Brace for impact. You know what’s coming.
Business impact
Despite having received tens of millions of dollars in fees, Accenture never delivered a usable website or mobile apps. To the contrary, simply completing the project – which required identifying and remediating the defects in Accenture’s work and the development of functionality that Accenture was supposed to deliver but could not – required Hertz to expend more than $10 million in additional fees. Worse, Accenture’s failure to timely deliver the website and apps for which it was so generously paid has caused Hertz to lose millions of dollars in revenue in a tremendously competitive industry.
As expected, the business risk of failing to deliver materialized:
- $32M initial investment plus $10M to fix
- “millions” of dollars in lost revenue in a tremendously competitive industry
Not only did Hertz cancel execution of the project, but they are now suing Accenture after being a customer for 15 years.
This all sounds pretty bad. However, apparently, Hertz was able to turn this initiative around by replacing Accenture with another vendor and that project succeeded.
Looking for the follow-up
Honestly, I’m looking for the follow-up. I have so many questions:
Objectives and Strategy
- Did Hertz pull product ownership back in house so that it had direct control over development focus? Did they at least write their own acceptance tests?
- How did the scope change? Was the project refocused to deliver the most essential portions that the Hertz business needed?
Processes
- Was the software delivery process changed to provide value to customers through frequent releases?
- What quality practices were incorporated baked-into the delivery pipeline? Do they now have an automated set of functional tests that indicate whether a new release is ready for testing and use by customers?

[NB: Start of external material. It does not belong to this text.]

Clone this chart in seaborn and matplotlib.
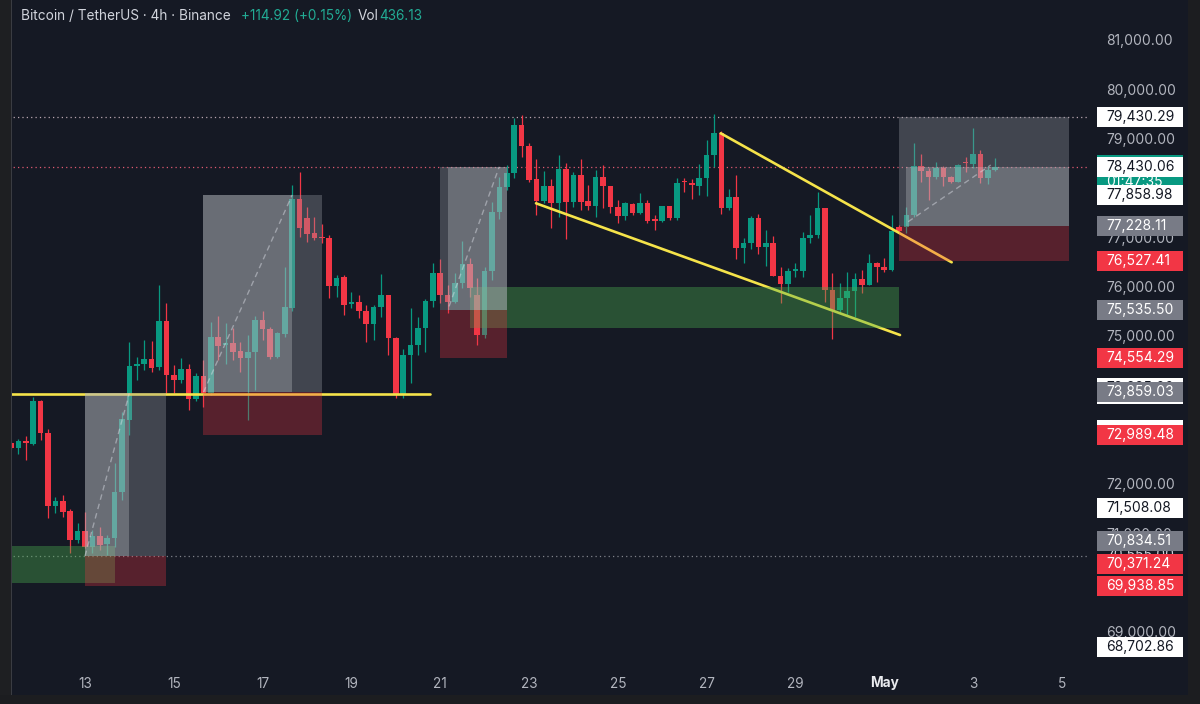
import numpy as np
import pandas as pd
import matplotlib
matplotlib.use("Agg")
import matplotlib.pyplot as plt
import matplotlib.transforms as mtransforms
from matplotlib.patches import Rectangle
import seaborn as sns

# ---------------- data ----------------
first_bar_day = 11 + 8 / 24          # Apr 11 08:00 (x axis = day of April, May 1 = 31)
bars_per_day = 6                     # 4h candles

opens = [72838, 72723, 72878, 72811, 73676, 73027, 71554, 71648, 71459, 70865,
         71054, 70730, 70946, 70777, 70912, 71838, 73298, 74392, 74432, 74527,
         74365, 75311, 74209,
         74109, 74325, 73716, 74190, 73852, 74987, 74811, 74865, 74696, 74561,
         74676, 75325, 75142, 74581, 75041, 75561, 77777, 77386, 77081, 77014,
         76994, 76014, 76190,
         75649, 75696, 75507, 75237, 75595, 75831, 74953, 73804, 74615, 74818,
         75169, 75710, 76284, 75831, 75683, 76081, 76453, 75831, 75020, 76325,
         77520, 78014, 78297,
         79277, 78852, 78176, 77737, 78041, 77689, 78378, 77723, 78264, 77737,
         77635, 78230, 78041, 77622, 77433, 77676, 77487, 77689, 77365, 77331,
         77635, 77385,
         78142, 78095, 78041, 78210, 78669, 79108, 77588, 77824, 76791, 76878,
         77385, 76811, 76878, 76223, 76054, 76324, 76324, 76993, 77048, 77602,
         75933, 75527,
         75764, 75919, 76155, 76034, 76473, 76406, 76338, 77216, 77216, 77453,
         78453, 78352, 78230, 78399, 78216, 78129, 78534, 78480, 78683, 78196,
         78365]
highs = [72860, 72905, 72973, 73770, 73700, 73115, 71743, 71777, 71486, 71202,
         71425, 71067, 71121, 70966, 72432, 73466, 74885, 74567, 74919, 74899,
         76034, 75676, 74412,
         74560, 74433, 74244, 74514, 75291, 75412, 75257, 75156, 74885, 75021,
         75406, 75514, 75190, 75088, 76392, 78061, 78331, 77622, 77419, 77271,
         77041, 76237, 76237,
         75885, 75831, 75629, 75629, 76250, 75831, 74973, 74730, 75561, 75392,
         75743, 76487, 76554, 76034, 76284, 76926, 76574, 76169, 76406, 77723,
         78230, 78466, 79412,
         79480, 78919, 78581, 78345, 78176, 78669, 78500, 78331, 78581, 78061,
         78365, 78466, 78041, 77757, 77723, 77689, 77892, 77757, 77453, 77635,
         77635, 78196,
         78210, 78176, 78480, 78973, 79500, 79162, 77980, 78264, 76980, 77439,
         77473, 77149, 77027, 76406, 76372, 76473, 77115, 77453, 77912, 77602,
         76270, 76081,
         76300, 76270, 76338, 76662, 76507, 76574, 77453, 77250, 77608, 78919,
         78689, 78399, 78520, 78446, 78243, 78480, 78622, 79210, 78770, 78446,
         78602]
lows = [72700, 72608, 72486, 72790, 72892, 71304, 71405, 71337, 70594, 70797,
        70696, 70594, 70662, 70561, 70730, 71675, 72993, 74108, 74311, 74277,
        74311, 73838, 73838,
        74041, 73500, 73689, 73568, 73804, 74514, 74433, 74514, 74277, 73297,
        73906, 74919, 74527, 74548, 74987, 75514, 77000, 76913, 76946, 76879,
        75764, 75798, 75426,
        75561, 75358, 74885, 74919, 75392, 74615, 73737, 73737, 74041, 74615,
        74683, 75595, 75662, 75460, 75662, 75966, 75797, 74818, 74953, 76135,
        77365, 77960, 78196,
        78635, 78129, 77453, 77689, 77183, 77406, 76960, 77622, 77554, 77554,
        77406, 77588, 77487, 77284, 77352, 77453, 77473, 77297, 77149, 77318,
        77352, 77352,
        77926, 77777, 77858, 77845, 78433, 77473, 77554, 76554, 76473, 76764,
        76662, 76426, 76223, 75662, 75899, 76203, 76203, 76878, 76980, 75696,
        74933, 75493,
        75420, 75392, 75878, 76034, 76101, 76304, 76324, 77081, 77081, 77406,
        78129, 77757, 78176, 78041, 78108, 78129, 78331, 78412, 78108, 78081,
        78352]
closes = [72723, 72878, 72824, 73676, 73027, 71554, 71648, 71439, 70865, 71054,
          70730, 70946, 70763, 70912, 71838, 73311, 74392, 74439, 74527, 74344,
          75311, 74209, 74108,
          74325, 73716, 74190, 73852, 74987, 74798, 74865, 74669, 74561, 74676,
          75325, 75142, 74581, 75068, 75581, 77777, 77183, 77068, 76980, 76987,
          76014, 76169, 75629,
          75696, 75507, 75237, 75595, 75831, 74953, 73804, 74615, 74818, 75169,
          75710, 76284, 75831, 75683, 76081, 76453, 75966, 75020, 76325, 77520,
          78014, 78297, 79277,
          78852, 78162, 77737, 78041, 77689, 78378, 77723, 78264, 77723, 77635,
          78230, 78041, 77622, 77433, 77689, 77487, 77689, 77331, 77338, 77635,
          77385, 78095,
          78115, 78054, 78210, 78669, 79108, 77588, 77824, 76791, 76878, 77385,
          76811, 76878, 76223, 76054, 76318, 76352, 76993, 77048, 77602, 75933,
          75527, 75764,
          75919, 76155, 76034, 76473, 76406, 76338, 77129, 77135, 77453, 78453,
          78352, 78230, 78399, 78216, 78129, 78466, 78500, 78683, 78196, 78365,
          78430]

x_ticks = [13, 15, 17, 19, 21, 23, 25, 27, 29, 31, 33, 35]
x_labels = ["13", "15", "17", "19", "21", "23", "25", "27", "29", "May", "3", "5"]
# round price levels left visible on the price scale
y_ticks = [69000, 71000, 72000, 75000, 76000, 77000, 79000, 80000, 81000]

# yellow drawings (day, price)
support_day = [11.333, 20.77]
support_price = [73820, 73820]
lower_tl_day = [23.158, 31.356]
lower_tl_price = [77690, 75020]
upper_tl_day = [27.318, 32.52]
upper_tl_price = [79109, 76494]

# long-position tools
pos_start = [13.0, 15.667, 21.0, 31.333]
pos_light_start = [13.0, 15.667, 21.167, 31.5]
pos_light_end = [14.0, 17.667, 22.5, 35.167]
pos_end = [14.833, 18.333, 22.5, 35.167]
pos_target = [73840, 77858.98, 78432, 79430.29]
pos_light_top = [73840, 77858.98, 78432, 78430.06]
pos_entry = [70540, 73859.03, 75535.50, 77228.11]
pos_stop = [69938.85, 72989.48, 74554.29, 76527.41]
path_from = [(13.0, 70540), (15.667, 73859), (21.2, 75600), (31.54, 77317)]
path_to = [(14.0, 73840), (17.667, 77859), (22.33, 78430), (33.4, 78466)]

# demand zones (green)
zone_start = [11.333, 21.667]
zone_end = [13.667, 31.333]
zone_low = [69993, 75162]
zone_high = [70743, 75993]

# price-scale labels (text, price, kind) in drawing order ("" = box fully covered)
label_texts = ["73,885.00", "", "73,859.03", "", "72,989.48",
               "79,430.29", "78,430.06", "77,858.98", "77,228.11", "76,527.41",
               "75,535.50", "74,554.29", "71,508.08", "70,834.51", "70,371.24",
               "69,938.85", "68,702.86"]
label_prices = [73946, 73825, 73859.03, 73095, 72989.48,
                79430.29, 78430.06, 77858.98, 77228.11, 76527.41,
                75535.50, 74554.29, 71508.08, 70834.51, 70371.24,
                69938.85, 68702.86]
label_kinds = ["white", "white", "gray", "white", "red",
               "white", "white", "white", "gray", "red",
               "gray", "red", "white", "gray", "red",
               "red", "white"]
last_price = 78430.06
countdown = "01:47:35"

# ---------------- style ----------------
BG = "#151924"
UP = "#089981"
DOWN = "#f23645"
YELLOW = "#f5e34a"
AXIS_TXT = "#b2b5be"

sns.set_style("dark", {"axes.facecolor": BG, "figure.facecolor": BG})
plt.rcParams["font.family"] = ["Inter", "DejaVu Sans"]

W, H = 1200, 704
fig = plt.figure(figsize=(W / 100, H / 100), dpi=100, facecolor=BG)
ax_right_px, ax_bottom_px = 1088, 664
ax = fig.add_axes([0, (H - ax_bottom_px) / H, ax_right_px / W, ax_bottom_px / H])
ax.set_facecolor(BG)

df = pd.DataFrame({"open": opens, "high": highs, "low": lows, "close": closes})
df["t"] = first_bar_day + np.arange(len(df)) / bars_per_day
df["up"] = df["close"] >= df["open"]
colors = np.where(df["up"], UP, DOWN)

# candles
ax.vlines(df["t"], df["low"], df["high"], colors=colors, linewidth=0.9, zorder=2)
body_lo = np.minimum(df["open"], df["close"])
body_h = np.maximum(np.abs(df["close"] - df["open"]), 22)
ax.bar(df["t"], body_h, bottom=body_lo, width=0.76 / bars_per_day,
       color=colors, linewidth=0, zorder=3)

# yellow trend / support lines
for xs, ys in [(support_day, support_price), (lower_tl_day, lower_tl_price),
               (upper_tl_day, upper_tl_price)]:
    sns.lineplot(x=xs, y=ys, ax=ax, color=YELLOW, linewidth=1.9, zorder=3.5,
                 sort=False, legend=False)

# horizontal dotted price lines
ax.axhline(pos_target[3], color="#b9a6b0", linewidth=0.9, linestyle=(0, (1, 2.5)), zorder=1.5)
ax.axhline(last_price, color="#e05a72", linewidth=0.9, linestyle=(0, (1, 2.5)), zorder=1.5)
ax.axhline(pos_entry[0], color="#c8cad0", linewidth=0.9, linestyle=(0, (1, 2.5)),
           alpha=0.6, zorder=1.5)

# demand zones
for s, e, lo, hi in zip(zone_start, zone_end, zone_low, zone_high):
    ax.add_patch(Rectangle((s, lo), e - s, hi - lo, facecolor="#4caf50", alpha=0.38,
                           edgecolor="none", zorder=4))

# position tools
for i in range(len(pos_start)):
    s, e = pos_start[i], pos_end[i]
    ax.add_patch(Rectangle((s, pos_entry[i]), e - s, pos_target[i] - pos_entry[i],
                           facecolor="#9598a1", alpha=0.35, edgecolor="none", zorder=4.2))
    ax.add_patch(Rectangle((pos_light_start[i], pos_entry[i]),
                           pos_light_end[i] - pos_light_start[i],
                           pos_light_top[i] - pos_entry[i],
                           facecolor="#c8cad0", alpha=0.30, edgecolor="none", zorder=4.3))
    ax.add_patch(Rectangle((s, pos_stop[i]), e - s, pos_entry[i] - pos_stop[i],
                           facecolor=DOWN, alpha=0.30, edgecolor="none", zorder=4.2))
    (x0, y0), (x1, y1) = path_from[i], path_to[i]
    ax.plot([x0, x1], [y0, y1], color="#e0e3eb", alpha=0.45, linewidth=1.0,
            linestyle=(0, (4, 3)), zorder=4.5)

# axes & ticks
ax.set_xlim(13 - 85 / 44.4, 13 + (ax_right_px - 85) / 44.4)
ax.set_ylim(81000 - (ax_bottom_px - 40) * 12000 / 592, 81000 + 40 * 12000 / 592)
for sp in ax.spines.values():
    sp.set_visible(False)
ax.grid(False)
ax.set_xticks(x_ticks)
ax.set_xticklabels(x_labels)
ax.tick_params(axis="x", length=0, pad=9, labelsize=9.8, labelcolor=AXIS_TXT)
xl = ax.get_xticklabels()[x_labels.index("May")]
xl.set_color("#e9eaee")
xl.set_fontweight("bold")
ax.yaxis.tick_right()
ax.set_yticks(y_ticks)
ax.set_yticklabels([f"{v:,.2f}" for v in y_ticks])
ax.tick_params(axis="y", length=0, pad=13, labelsize=10, labelcolor=AXIS_TXT)
ax.set_xlabel("")
ax.set_ylabel("")

# price-scale labels
trans = mtransforms.blended_transform_factory(fig.transFigure, ax.transData)
px_price = 12000 / 592
box_x0, box_w, txt_x = 1097 / W, 86 / W, 1106 / W
styles = {"white": ("#ffffff", "#131722"), "gray": ("#787b86", "#ffffff"),
          "red": ("#f23645", "#ffffff")}

# current price block (green) with countdown
ax.add_patch(Rectangle((box_x0, last_price - 20 * px_price), box_w, 32 * px_price,
                       transform=trans, facecolor=UP, edgecolor="none",
                       clip_on=False, zorder=19))
ax.text(txt_x, last_price - 15 * px_price, countdown, transform=trans, ha="left",
        va="center", fontsize=10, color="#ffffff", zorder=19.5, clip_on=False)
# partially hidden label between boxes
ax.text(txt_x, 70560, "70,555.00", transform=trans, ha="left", va="center",
        fontsize=10, color="#d1d4dc", zorder=19.5, clip_on=False)

for k, (txt, pr, kind) in enumerate(zip(label_texts, label_prices, label_kinds)):
    fc, tc = styles[kind]
    z = 20 + k * 0.1
    ax.add_patch(Rectangle((box_x0, pr - 10 * px_price), box_w, 20 * px_price,
                           transform=trans, facecolor=fc, edgecolor="none",
                           clip_on=False, zorder=z))
    if txt:
        ax.text(txt_x, pr, txt, transform=trans, ha="left", va="center", fontsize=10,
                color=tc, zorder=z + 0.05, clip_on=False)

# header
hy = 1 - 16 / H
fig.text(21 / W, hy, "Bitcoin / TetherUS · 4h · Binance", color="#d1d4dc",
         fontsize=9.8, va="center", ha="left")
fig.text(241 / W, hy, "+114.92 (+0.15%)", color="#22ab94", fontsize=9.8,
         va="center", ha="left")
fig.text(358 / W, hy, "Vol", color="#d1d4dc", fontsize=9.8, va="center", ha="left")
fig.text(379 / W, hy, "436.13", color="#22ab94", fontsize=9.8, va="center", ha="left")

# window frame strips
fig.patches.append(Rectangle((0, 0), 11 / W, 1, transform=fig.transFigure,
                             facecolor="#1e1f22", edgecolor="none", zorder=5))
fig.patches.append(Rectangle((11 / W, 0), 1 / W, 1, transform=fig.transFigure,
                             facecolor="#3a3c42", edgecolor="none", zorder=5))
fig.patches.append(Rectangle((1188 / W, 0), 12 / W, 1, transform=fig.transFigure,
                             facecolor="#1c1d20", edgecolor="none", zorder=5))
fig.patches.append(Rectangle((0, 0), 1, 9 / H, transform=fig.transFigure,
                             facecolor="#1c1d20", edgecolor="none", zorder=5))

fig.savefig("out.png", dpi=100, facecolor=BG)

Basically, I’m wondering if Hertz and its partner adopted modern software delivery practices like continuous integration and continuous delivery on the second attempt. Continuous Integration and Delivery are designed to help the development team and project stakeholders manage project risk by helping the team build, deploy, and release software that meets a shared definition of acceptance criteria.
If you have a pointer to how Hertz succeeded on the second go around, please share it with me. I’d love to understand and share what went right.